*Supplied material:*

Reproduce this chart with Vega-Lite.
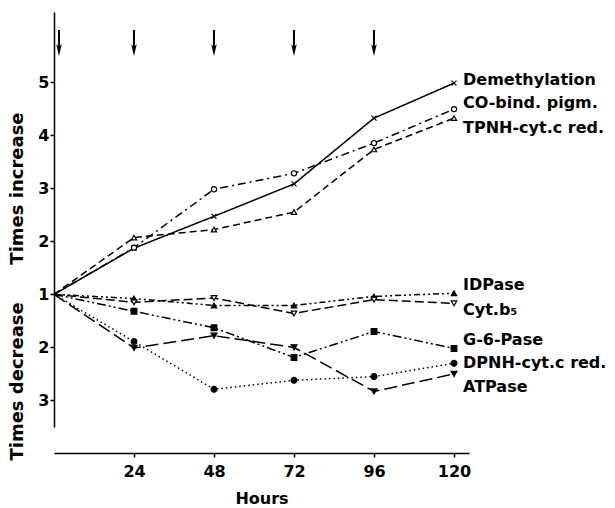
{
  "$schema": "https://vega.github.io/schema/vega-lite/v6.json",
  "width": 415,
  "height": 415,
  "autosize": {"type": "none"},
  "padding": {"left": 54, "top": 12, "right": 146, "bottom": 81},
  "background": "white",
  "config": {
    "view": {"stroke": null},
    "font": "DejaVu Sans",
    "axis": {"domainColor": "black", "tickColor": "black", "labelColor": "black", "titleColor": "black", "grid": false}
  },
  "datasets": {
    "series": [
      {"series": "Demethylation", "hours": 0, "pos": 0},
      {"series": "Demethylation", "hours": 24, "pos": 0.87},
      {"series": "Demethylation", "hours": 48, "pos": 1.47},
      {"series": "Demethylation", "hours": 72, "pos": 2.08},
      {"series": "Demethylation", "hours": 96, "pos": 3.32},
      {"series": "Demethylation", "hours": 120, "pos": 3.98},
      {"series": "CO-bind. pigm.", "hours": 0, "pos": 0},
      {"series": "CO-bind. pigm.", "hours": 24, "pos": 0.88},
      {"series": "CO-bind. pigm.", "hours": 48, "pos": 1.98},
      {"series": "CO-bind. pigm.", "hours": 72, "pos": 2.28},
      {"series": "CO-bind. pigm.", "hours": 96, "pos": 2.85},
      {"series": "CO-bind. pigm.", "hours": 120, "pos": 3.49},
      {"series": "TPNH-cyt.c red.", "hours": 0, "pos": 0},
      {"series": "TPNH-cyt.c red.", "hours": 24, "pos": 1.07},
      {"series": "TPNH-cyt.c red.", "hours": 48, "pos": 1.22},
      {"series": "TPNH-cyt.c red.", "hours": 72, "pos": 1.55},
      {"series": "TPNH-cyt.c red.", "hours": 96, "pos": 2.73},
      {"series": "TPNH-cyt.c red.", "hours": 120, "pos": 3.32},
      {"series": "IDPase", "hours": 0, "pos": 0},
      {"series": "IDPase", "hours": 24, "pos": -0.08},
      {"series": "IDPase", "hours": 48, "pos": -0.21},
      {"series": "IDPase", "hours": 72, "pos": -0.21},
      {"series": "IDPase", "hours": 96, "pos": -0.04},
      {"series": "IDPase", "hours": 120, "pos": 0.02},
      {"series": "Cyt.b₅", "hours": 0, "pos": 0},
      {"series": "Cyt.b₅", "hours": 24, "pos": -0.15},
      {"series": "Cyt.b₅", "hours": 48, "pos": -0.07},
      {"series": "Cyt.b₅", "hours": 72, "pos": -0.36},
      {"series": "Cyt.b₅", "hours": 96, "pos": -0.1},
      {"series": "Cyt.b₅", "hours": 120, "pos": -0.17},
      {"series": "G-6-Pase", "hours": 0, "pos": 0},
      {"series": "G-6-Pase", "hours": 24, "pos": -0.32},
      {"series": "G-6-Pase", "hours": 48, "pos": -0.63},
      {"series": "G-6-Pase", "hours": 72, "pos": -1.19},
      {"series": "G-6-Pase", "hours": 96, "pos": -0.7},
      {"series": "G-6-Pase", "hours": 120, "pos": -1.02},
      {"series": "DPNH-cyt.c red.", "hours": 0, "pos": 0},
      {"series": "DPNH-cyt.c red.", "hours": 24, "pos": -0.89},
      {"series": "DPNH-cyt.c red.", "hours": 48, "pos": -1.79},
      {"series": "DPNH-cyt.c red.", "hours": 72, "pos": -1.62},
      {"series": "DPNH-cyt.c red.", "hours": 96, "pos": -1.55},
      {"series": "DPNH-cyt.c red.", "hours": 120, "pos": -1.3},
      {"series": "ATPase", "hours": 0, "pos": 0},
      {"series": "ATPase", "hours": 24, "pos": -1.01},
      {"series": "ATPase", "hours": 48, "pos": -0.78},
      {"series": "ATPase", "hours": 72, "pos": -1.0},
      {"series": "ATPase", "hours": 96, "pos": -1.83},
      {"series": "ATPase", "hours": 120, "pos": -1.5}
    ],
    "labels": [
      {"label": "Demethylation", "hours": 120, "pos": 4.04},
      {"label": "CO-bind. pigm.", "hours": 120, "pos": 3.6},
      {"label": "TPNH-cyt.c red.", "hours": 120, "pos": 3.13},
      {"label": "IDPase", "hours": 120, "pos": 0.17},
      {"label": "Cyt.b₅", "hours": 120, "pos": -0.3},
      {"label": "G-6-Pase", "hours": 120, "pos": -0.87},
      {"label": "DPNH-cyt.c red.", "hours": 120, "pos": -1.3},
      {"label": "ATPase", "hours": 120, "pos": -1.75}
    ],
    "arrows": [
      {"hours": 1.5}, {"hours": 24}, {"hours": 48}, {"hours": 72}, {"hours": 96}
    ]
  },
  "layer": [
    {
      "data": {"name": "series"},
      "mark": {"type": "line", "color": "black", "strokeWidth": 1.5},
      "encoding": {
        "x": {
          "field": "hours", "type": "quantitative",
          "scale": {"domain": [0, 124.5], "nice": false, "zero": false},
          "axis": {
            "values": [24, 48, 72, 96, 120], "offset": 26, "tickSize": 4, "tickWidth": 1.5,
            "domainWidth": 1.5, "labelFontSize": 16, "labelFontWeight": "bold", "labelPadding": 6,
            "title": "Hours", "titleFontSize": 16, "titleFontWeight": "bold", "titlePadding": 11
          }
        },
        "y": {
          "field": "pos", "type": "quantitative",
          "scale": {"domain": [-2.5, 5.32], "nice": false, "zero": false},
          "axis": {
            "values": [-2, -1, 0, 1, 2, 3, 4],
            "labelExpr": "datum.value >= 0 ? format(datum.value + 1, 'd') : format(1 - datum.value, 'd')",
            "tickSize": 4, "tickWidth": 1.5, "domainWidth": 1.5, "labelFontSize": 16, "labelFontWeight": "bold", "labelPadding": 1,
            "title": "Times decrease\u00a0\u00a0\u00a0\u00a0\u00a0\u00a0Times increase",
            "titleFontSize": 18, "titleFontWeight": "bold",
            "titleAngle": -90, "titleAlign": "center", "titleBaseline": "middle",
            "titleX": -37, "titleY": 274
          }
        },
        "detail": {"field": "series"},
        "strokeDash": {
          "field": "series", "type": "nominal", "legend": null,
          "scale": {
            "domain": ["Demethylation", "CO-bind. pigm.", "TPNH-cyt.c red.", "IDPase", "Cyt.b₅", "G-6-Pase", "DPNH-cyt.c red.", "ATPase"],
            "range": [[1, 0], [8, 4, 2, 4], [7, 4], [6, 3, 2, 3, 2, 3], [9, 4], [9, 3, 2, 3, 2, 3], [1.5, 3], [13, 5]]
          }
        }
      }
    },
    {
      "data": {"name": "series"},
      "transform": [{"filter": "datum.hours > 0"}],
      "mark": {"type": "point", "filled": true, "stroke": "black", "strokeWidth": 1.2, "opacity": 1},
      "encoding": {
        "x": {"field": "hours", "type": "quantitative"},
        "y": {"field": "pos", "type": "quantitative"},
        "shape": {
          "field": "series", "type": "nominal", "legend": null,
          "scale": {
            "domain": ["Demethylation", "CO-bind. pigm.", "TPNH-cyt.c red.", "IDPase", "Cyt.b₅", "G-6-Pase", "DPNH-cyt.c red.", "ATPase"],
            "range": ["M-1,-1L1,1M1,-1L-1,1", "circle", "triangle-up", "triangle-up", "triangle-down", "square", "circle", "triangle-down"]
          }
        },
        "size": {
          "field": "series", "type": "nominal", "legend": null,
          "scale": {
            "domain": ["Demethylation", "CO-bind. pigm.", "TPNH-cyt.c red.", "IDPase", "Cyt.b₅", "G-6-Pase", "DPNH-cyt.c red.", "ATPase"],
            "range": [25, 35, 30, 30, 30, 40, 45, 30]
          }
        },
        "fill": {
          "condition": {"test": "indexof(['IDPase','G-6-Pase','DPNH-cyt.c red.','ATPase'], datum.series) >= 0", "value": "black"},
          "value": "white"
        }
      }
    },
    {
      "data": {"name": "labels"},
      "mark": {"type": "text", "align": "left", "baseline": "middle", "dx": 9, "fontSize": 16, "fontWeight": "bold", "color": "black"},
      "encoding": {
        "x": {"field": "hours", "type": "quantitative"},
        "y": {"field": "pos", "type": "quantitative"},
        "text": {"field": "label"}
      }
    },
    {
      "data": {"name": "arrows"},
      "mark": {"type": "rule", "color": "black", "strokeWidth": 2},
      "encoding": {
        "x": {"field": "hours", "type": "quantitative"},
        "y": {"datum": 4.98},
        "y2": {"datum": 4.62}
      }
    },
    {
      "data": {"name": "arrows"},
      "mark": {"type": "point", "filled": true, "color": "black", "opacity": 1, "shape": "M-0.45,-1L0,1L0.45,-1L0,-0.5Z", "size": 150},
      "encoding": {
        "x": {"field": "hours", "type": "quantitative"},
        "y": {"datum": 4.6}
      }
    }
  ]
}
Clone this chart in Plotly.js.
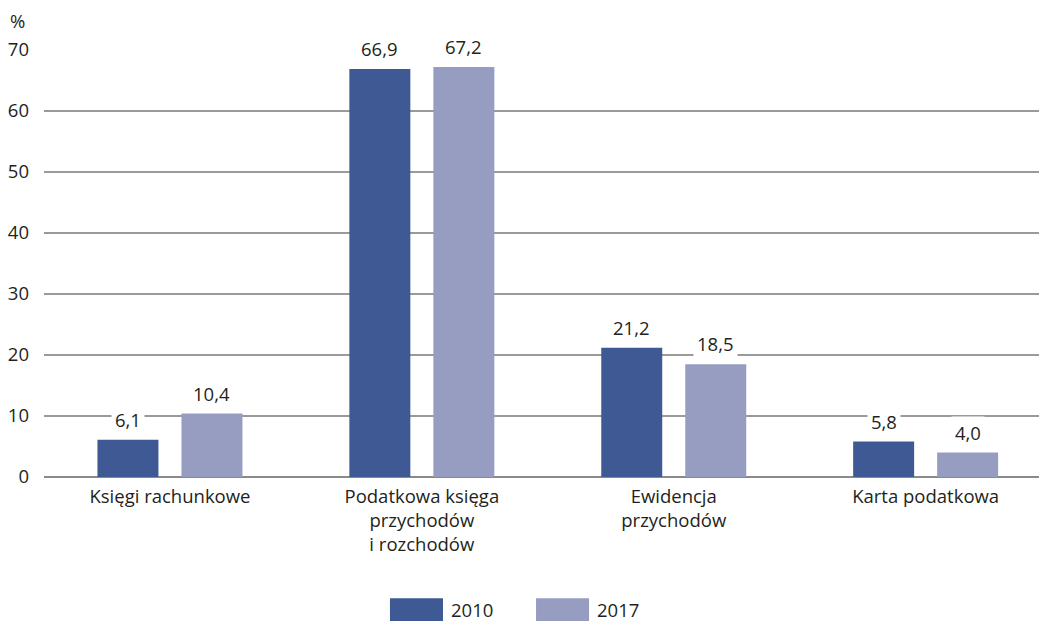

*What needs to be done:* Go over the records above and tally the lines with the word "chart" in them. Give the number alone.

*Expected answer:* 2